Lawmakers want to know who had a hand in creating the Obama administration's now-discredited "talking points" about the Sept. 11 attack on a U.S. diplomatic post in Benghazi, Libya, and why a final draft omitted the CIA's early conclusion that terrorists were involved.
The answers could explain why President Barack Obama
and top aides, including U.N. Ambassador Susan Rice, described the
attack for days afterward as a protest against an anti-Islam video that
spontaneously turned violent and why they played down any potential link
to al-Qaida, despite evidence to the contrary.
Administration
officials have defended the portrayal of the attack as relying on the
best information available at the time that didn't compromise classified
intelligence.

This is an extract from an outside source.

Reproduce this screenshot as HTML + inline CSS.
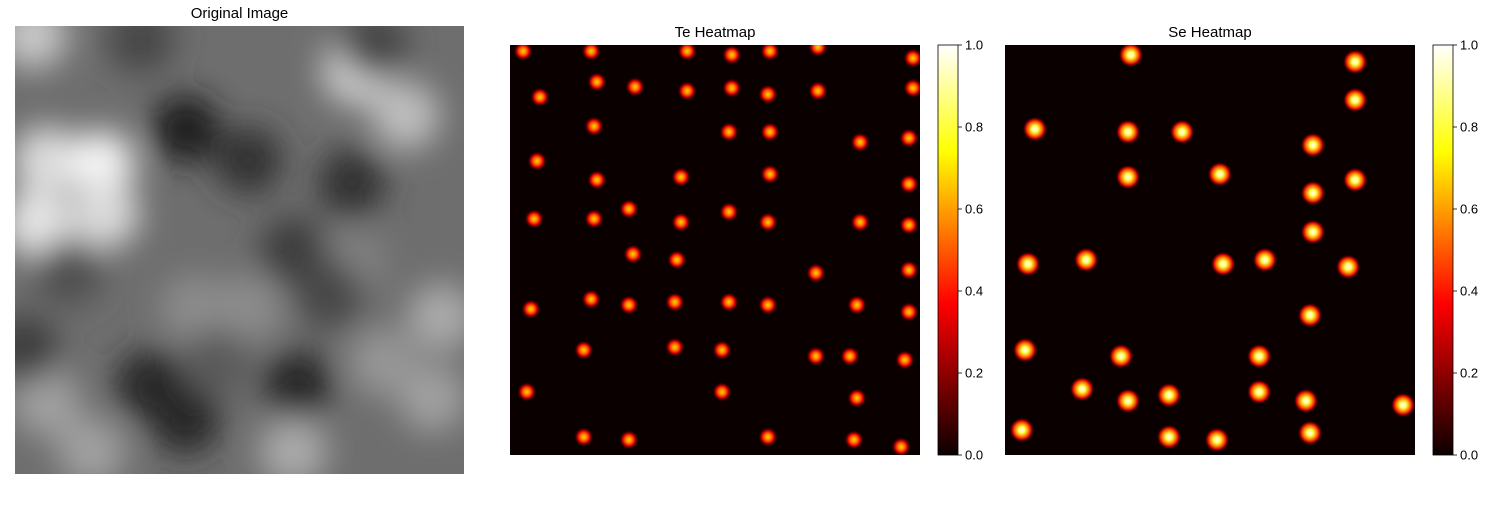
<!DOCTYPE html>
<html><head><meta charset="utf-8"><style>
body{margin:0;background:#fff;width:1500px;height:500px;overflow:hidden;font-family:"Liberation Sans",sans-serif}
</style></head><body>
<svg id="fig" width="1500" height="500" xmlns="http://www.w3.org/2000/svg" font-family="Liberation Sans, sans-serif">
<defs>
<linearGradient id="hot" x1="0" y1="1" x2="0" y2="0">
<stop offset="0" stop-color="#0b0000"/><stop offset="0.37" stop-color="#ff0000"/><stop offset="0.74" stop-color="#ffff00"/><stop offset="1" stop-color="#ffffff"/>
</linearGradient>
<radialGradient id="teBlob"><stop offset="0" stop-color="#ffd000"/><stop offset="0.3" stop-color="#ff8000"/><stop offset="0.6" stop-color="#e00000"/><stop offset="1" stop-color="#0b0000" stop-opacity="0"/></radialGradient>
<radialGradient id="seBlob"><stop offset="0" stop-color="#ffffff"/><stop offset="0.25" stop-color="#ffff60"/><stop offset="0.5" stop-color="#ff9000"/><stop offset="0.75" stop-color="#d00000"/><stop offset="1" stop-color="#0b0000" stop-opacity="0"/></radialGradient>
<filter id="blur" x="-50%" y="-50%" width="200%" height="200%"><feGaussianBlur stdDeviation="16"/></filter>
<clipPath id="origClip"><rect x="15" y="26" width="449" height="448"/></clipPath>
<clipPath id="teClip"><rect x="510" y="45" width="410" height="410"/></clipPath>
<clipPath id="seClip"><rect x="1005" y="45" width="410" height="410"/></clipPath>
</defs>
<text x="239.5" y="18" text-anchor="middle" font-size="15">Original Image</text>
<text x="715" y="37" text-anchor="middle" font-size="15">Te Heatmap</text>
<text x="1210" y="37" text-anchor="middle" font-size="15">Se Heatmap</text>
<g clip-path="url(#origClip)">
<rect x="15" y="26" width="449" height="448" fill="#6e6e6e"/>
<g id="origBlobs" filter="url(#blur)"></g>
</g>
<g clip-path="url(#teClip)">
<rect x="510" y="45" width="410" height="410" fill="#0b0000"/>
<g id="teMarks"></g>
</g>
<g clip-path="url(#seClip)">
<rect x="1005" y="45" width="410" height="410" fill="#0b0000"/>
<g id="seMarks"></g>
</g>
<g id="cb1"></g><g id="cb2"></g>
</svg>
<script>
const teX=[3.2,19.8,43.2,54.1,63.4,75.1,98.3,7.3,21.2,30.5,43.2,54.1,62.9,75.1,98.3,20.5,53.4,63.4,85.4,97.3,6.6,21.2,41.7,63.4,97.3,5.9,20.5,29.0,41.7,53.4,62.9,85.4,97.3,30.0,40.7,74.6,97.3,5.1,19.8,29.0,40.2,53.4,62.9,84.6,97.3,18.0,40.2,51.7,74.6,82.9,96.3,4.1,51.7,84.6,18.0,29.0,62.9,83.9,95.4];
const teY=[1.5,1.5,1.5,2.4,1.5,0.5,3.2,12.7,9.0,10.2,11.2,10.5,12.0,11.2,10.5,19.8,21.2,21.2,23.7,22.7,28.3,32.9,32.2,31.5,33.9,42.4,42.4,40.0,43.2,40.7,43.2,43.2,43.9,51.0,52.4,55.6,54.9,64.4,62.0,63.4,62.7,62.7,63.4,63.4,65.1,74.4,73.7,74.4,75.9,75.9,76.8,84.6,84.6,86.1,95.6,96.3,95.6,96.3,98.0];
const seX=[30.7,85.4,85.4,7.3,30.0,43.2,75.1,30.0,52.4,75.1,85.4,75.1,5.6,19.8,53.2,63.4,83.7,74.4,4.9,28.3,62.0,18.8,30.0,40.0,62.0,73.4,97.1,4.1,40.0,51.7,74.4];
const seY=[2.4,4.1,13.4,20.5,21.2,21.2,24.4,32.2,31.5,36.1,32.9,45.6,53.4,52.4,53.4,52.4,54.1,65.9,74.4,75.9,75.9,83.9,86.8,85.4,84.6,86.8,87.8,93.9,95.6,96.3,94.6];
const cbTicks=[0.0,0.2,0.4,0.6,0.8,1.0];
// original image brightness blobs (x,y in 0-100, grey value 0..255)
const oX=[7,19,5,20,76,87,4,7,17,62,95,40,52,75,93,82,38,52,75,62,2,12,30,38,63,80,28,45,70];
const oY=[30,31,44,42,10,20,2,84,95,95,65,63,63,53,83,75,23,30,35,50,72,55,80,88,80,4,3,75,60];
const oV=[220,245,230,220,210,190,200,160,160,170,170,140,140,130,160,150,30,50,50,60,60,80,40,40,40,70,70,90,70];

const NS="http://www.w3.org/2000/svg";
function sx(ox,v){return ox+v/100*410;}
function sy(oy,v){return oy+v/100*410;}
function mk(tag,attrs,parent){const e=document.createElementNS(NS,tag);for(const k in attrs)e.setAttribute(k,attrs[k]);parent.appendChild(e);return e;}

const og=document.getElementById('origBlobs');
oX.forEach((x,i)=>{const g=oV[i];
const c=mk('circle',{cx:15+x/100*449,cy:26+oY[i]/100*448,r:34,fill:`rgb(${g},${g},${g})`},og);

});

function drawBlobs(gid,xs,ys,ox,grad,r){const g=document.getElementById(gid);
xs.forEach((x,i)=>{const c=mk('circle',{cx:sx(ox,x),cy:sy(45,ys[i]),r:r,fill:`url(#${grad})`},g);

});}
drawBlobs('teMarks',teX,teY,510,'teBlob',10);
drawBlobs('seMarks',seX,seY,1005,'seBlob',12.5);

function colorbar(gid,x){const g=document.getElementById(gid);
const r=mk('rect',{x:x,y:45,width:20,height:410,fill:'url(#hot)',stroke:'#000','stroke-width':0.8},g);


cbTicks.forEach(t=>{const y=455-t*410;
mk('line',{x1:x+20,x2:x+24,y1:y,y2:y,stroke:'#000','stroke-width':0.8},g);
const tx=mk('text',{x:x+27,y:y+4.5,'font-size':13},g);tx.textContent=t.toFixed(1);

});}
colorbar('cb1',938);colorbar('cb2',1433);
</script>
</body></html>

Democrats say CIA and other intelligence officials signed off on the final talking points.
Republicans
have alleged a Watergate-like cover up, accusing White House aides of
hiding the terrorism link in the run-up to the Nov. 6 presidential
election so voters wouldn't question Obama's claim that al-Qaida's power
had diminished.
"I know the
narrative was wrong and the intelligence was right. ... We're going to
get to the bottom of how that happened," Rep. Mike Rogers, R-Mich.,
chairman of the House Intelligence Committee, said Sunday on NBC's "Meet the Press."